* _The exercise_: Below is a set of records. Repeat all of them exactly.

[BEGIN Source data]

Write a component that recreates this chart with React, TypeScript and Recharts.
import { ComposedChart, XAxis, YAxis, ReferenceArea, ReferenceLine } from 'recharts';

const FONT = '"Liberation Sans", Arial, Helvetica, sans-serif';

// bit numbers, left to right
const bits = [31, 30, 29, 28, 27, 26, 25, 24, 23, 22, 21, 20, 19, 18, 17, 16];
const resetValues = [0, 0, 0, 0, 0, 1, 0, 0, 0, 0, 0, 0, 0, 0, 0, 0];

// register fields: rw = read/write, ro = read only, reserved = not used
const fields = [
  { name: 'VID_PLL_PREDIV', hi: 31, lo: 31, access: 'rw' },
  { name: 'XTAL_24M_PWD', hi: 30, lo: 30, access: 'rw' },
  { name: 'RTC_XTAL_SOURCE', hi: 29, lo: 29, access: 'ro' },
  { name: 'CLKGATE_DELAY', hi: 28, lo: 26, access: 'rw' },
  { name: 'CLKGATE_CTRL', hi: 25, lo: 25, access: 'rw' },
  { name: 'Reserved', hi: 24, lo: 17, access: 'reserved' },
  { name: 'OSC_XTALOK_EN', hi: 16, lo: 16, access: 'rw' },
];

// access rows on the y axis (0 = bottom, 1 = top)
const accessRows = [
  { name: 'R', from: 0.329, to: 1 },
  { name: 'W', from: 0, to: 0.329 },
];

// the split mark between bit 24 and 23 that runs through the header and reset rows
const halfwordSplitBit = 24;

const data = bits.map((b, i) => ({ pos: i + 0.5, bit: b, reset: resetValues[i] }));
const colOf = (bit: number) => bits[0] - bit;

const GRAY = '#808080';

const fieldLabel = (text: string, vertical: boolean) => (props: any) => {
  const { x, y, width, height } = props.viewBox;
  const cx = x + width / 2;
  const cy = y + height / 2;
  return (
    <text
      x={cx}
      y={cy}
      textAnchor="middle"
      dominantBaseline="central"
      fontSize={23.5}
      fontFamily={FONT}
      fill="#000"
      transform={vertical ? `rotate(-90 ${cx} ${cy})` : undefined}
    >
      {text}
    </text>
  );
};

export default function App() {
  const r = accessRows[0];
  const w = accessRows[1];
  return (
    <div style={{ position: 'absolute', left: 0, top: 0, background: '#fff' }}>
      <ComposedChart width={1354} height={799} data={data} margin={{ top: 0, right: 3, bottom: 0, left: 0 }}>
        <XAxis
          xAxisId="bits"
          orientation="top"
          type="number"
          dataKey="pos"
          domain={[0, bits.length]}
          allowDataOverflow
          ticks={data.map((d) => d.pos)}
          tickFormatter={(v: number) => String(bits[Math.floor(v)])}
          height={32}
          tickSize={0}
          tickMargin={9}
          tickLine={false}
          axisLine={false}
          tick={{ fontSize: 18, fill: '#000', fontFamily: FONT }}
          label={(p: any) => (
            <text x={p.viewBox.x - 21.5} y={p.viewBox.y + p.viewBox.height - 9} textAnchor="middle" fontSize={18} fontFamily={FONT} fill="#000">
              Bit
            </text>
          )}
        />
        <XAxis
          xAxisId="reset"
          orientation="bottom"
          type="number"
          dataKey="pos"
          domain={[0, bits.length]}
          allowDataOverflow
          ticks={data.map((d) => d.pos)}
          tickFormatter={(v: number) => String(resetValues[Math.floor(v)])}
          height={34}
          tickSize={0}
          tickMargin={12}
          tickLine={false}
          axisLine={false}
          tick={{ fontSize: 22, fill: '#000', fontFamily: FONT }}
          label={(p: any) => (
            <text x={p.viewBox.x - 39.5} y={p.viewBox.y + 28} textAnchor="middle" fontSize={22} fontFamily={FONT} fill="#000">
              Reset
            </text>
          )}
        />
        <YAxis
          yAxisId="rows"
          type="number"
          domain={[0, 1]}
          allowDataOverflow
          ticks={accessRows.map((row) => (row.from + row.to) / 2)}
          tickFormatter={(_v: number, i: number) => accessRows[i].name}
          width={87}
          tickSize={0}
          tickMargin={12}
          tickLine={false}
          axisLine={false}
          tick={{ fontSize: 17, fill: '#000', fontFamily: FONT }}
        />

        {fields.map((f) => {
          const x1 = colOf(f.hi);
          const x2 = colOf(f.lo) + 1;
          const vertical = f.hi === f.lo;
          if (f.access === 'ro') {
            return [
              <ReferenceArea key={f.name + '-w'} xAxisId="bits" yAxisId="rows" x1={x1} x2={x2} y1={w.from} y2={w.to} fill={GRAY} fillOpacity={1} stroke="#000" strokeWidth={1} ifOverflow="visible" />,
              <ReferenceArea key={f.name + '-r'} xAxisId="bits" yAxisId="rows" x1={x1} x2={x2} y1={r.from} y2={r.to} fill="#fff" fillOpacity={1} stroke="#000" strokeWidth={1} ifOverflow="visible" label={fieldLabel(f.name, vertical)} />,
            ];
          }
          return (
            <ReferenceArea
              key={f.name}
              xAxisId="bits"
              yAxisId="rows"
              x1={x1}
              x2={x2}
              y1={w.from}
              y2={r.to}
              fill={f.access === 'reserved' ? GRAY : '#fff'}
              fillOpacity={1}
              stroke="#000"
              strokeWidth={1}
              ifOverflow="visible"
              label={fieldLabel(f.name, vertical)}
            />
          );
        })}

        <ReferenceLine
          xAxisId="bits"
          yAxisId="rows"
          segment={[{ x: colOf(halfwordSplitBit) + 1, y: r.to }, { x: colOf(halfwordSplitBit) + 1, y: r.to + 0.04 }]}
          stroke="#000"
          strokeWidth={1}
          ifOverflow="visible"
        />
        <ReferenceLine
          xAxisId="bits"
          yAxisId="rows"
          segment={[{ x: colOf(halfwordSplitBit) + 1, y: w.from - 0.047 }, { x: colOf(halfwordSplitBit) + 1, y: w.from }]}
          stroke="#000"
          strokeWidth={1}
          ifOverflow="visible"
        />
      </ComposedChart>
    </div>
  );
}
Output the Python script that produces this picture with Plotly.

[END Source data]

* _Complete output_:
Write a component that recreates this chart with React, TypeScript and Recharts.
import { ComposedChart, XAxis, YAxis, ReferenceArea, ReferenceLine } from 'recharts';

const FONT = '"Liberation Sans", Arial, Helvetica, sans-serif';

// bit numbers, left to right
const bits = [31, 30, 29, 28, 27, 26, 25, 24, 23, 22, 21, 20, 19, 18, 17, 16];
const resetValues = [0, 0, 0, 0, 0, 1, 0, 0, 0, 0, 0, 0, 0, 0, 0, 0];

// register fields: rw = read/write, ro = read only, reserved = not used
const fields = [
  { name: 'VID_PLL_PREDIV', hi: 31, lo: 31, access: 'rw' },
  { name: 'XTAL_24M_PWD', hi: 30, lo: 30, access: 'rw' },
  { name: 'RTC_XTAL_SOURCE', hi: 29, lo: 29, access: 'ro' },
  { name: 'CLKGATE_DELAY', hi: 28, lo: 26, access: 'rw' },
  { name: 'CLKGATE_CTRL', hi: 25, lo: 25, access: 'rw' },
  { name: 'Reserved', hi: 24, lo: 17, access: 'reserved' },
  { name: 'OSC_XTALOK_EN', hi: 16, lo: 16, access: 'rw' },
];

// access rows on the y axis (0 = bottom, 1 = top)
const accessRows = [
  { name: 'R', from: 0.329, to: 1 },
  { name: 'W', from: 0, to: 0.329 },
];

// the split mark between bit 24 and 23 that runs through the header and reset rows
const halfwordSplitBit = 24;

const data = bits.map((b, i) => ({ pos: i + 0.5, bit: b, reset: resetValues[i] }));
const colOf = (bit: number) => bits[0] - bit;

const GRAY = '#808080';

const fieldLabel = (text: string, vertical: boolean) => (props: any) => {
  const { x, y, width, height } = props.viewBox;
  const cx = x + width / 2;
  const cy = y + height / 2;
  return (
    <text
      x={cx}
      y={cy}
      textAnchor="middle"
      dominantBaseline="central"
      fontSize={23.5}
      fontFamily={FONT}
      fill="#000"
      transform={vertical ? `rotate(-90 ${cx} ${cy})` : undefined}
    >
      {text}
    </text>
  );
};

export default function App() {
  const r = accessRows[0];
  const w = accessRows[1];
  return (
    <div style={{ position: 'absolute', left: 0, top: 0, background: '#fff' }}>
      <ComposedChart width={1354} height={799} data={data} margin={{ top: 0, right: 3, bottom: 0, left: 0 }}>
        <XAxis
          xAxisId="bits"
          orientation="top"
          type="number"
          dataKey="pos"
          domain={[0, bits.length]}
          allowDataOverflow
          ticks={data.map((d) => d.pos)}
          tickFormatter={(v: number) => String(bits[Math.floor(v)])}
          height={32}
          tickSize={0}
          tickMargin={9}
          tickLine={false}
          axisLine={false}
          tick={{ fontSize: 18, fill: '#000', fontFamily: FONT }}
          label={(p: any) => (
            <text x={p.viewBox.x - 21.5} y={p.viewBox.y + p.viewBox.height - 9} textAnchor="middle" fontSize={18} fontFamily={FONT} fill="#000">
              Bit
            </text>
          )}
        />
        <XAxis
          xAxisId="reset"
          orientation="bottom"
          type="number"
          dataKey="pos"
          domain={[0, bits.length]}
          allowDataOverflow
          ticks={data.map((d) => d.pos)}
          tickFormatter={(v: number) => String(resetValues[Math.floor(v)])}
          height={34}
          tickSize={0}
          tickMargin={12}
          tickLine={false}
          axisLine={false}
          tick={{ fontSize: 22, fill: '#000', fontFamily: FONT }}
          label={(p: any) => (
            <text x={p.viewBox.x - 39.5} y={p.viewBox.y + 28} textAnchor="middle" fontSize={22} fontFamily={FONT} fill="#000">
              Reset
            </text>
          )}
        />
        <YAxis
          yAxisId="rows"
          type="number"
          domain={[0, 1]}
          allowDataOverflow
          ticks={accessRows.map((row) => (row.from + row.to) / 2)}
          tickFormatter={(_v: number, i: number) => accessRows[i].name}
          width={87}
          tickSize={0}
          tickMargin={12}
          tickLine={false}
          axisLine={false}
          tick={{ fontSize: 17, fill: '#000', fontFamily: FONT }}
        />

        {fields.map((f) => {
          const x1 = colOf(f.hi);
          const x2 = colOf(f.lo) + 1;
          const vertical = f.hi === f.lo;
          if (f.access === 'ro') {
            return [
              <ReferenceArea key={f.name + '-w'} xAxisId="bits" yAxisId="rows" x1={x1} x2={x2} y1={w.from} y2={w.to} fill={GRAY} fillOpacity={1} stroke="#000" strokeWidth={1} ifOverflow="visible" />,
              <ReferenceArea key={f.name + '-r'} xAxisId="bits" yAxisId="rows" x1={x1} x2={x2} y1={r.from} y2={r.to} fill="#fff" fillOpacity={1} stroke="#000" strokeWidth={1} ifOverflow="visible" label={fieldLabel(f.name, vertical)} />,
            ];
          }
          return (
            <ReferenceArea
              key={f.name}
              xAxisId="bits"
              yAxisId="rows"
              x1={x1}
              x2={x2}
              y1={w.from}
              y2={r.to}
              fill={f.access === 'reserved' ? GRAY : '#fff'}
              fillOpacity={1}
              stroke="#000"
              strokeWidth={1}
              ifOverflow="visible"
              label={fieldLabel(f.name, vertical)}
            />
          );
        })}

        <ReferenceLine
          xAxisId="bits"
          yAxisId="rows"
          segment={[{ x: colOf(halfwordSplitBit) + 1, y: r.to }, { x: colOf(halfwordSplitBit) + 1, y: r.to + 0.04 }]}
          stroke="#000"
          strokeWidth={1}
          ifOverflow="visible"
        />
        <ReferenceLine
          xAxisId="bits"
          yAxisId="rows"
          segment={[{ x: colOf(halfwordSplitBit) + 1, y: w.from - 0.047 }, { x: colOf(halfwordSplitBit) + 1, y: w.from }]}
          stroke="#000"
          strokeWidth={1}
          ifOverflow="visible"
        />
      </ComposedChart>
    </div>
  );
}
Output the Python script that produces this picture with Plotly.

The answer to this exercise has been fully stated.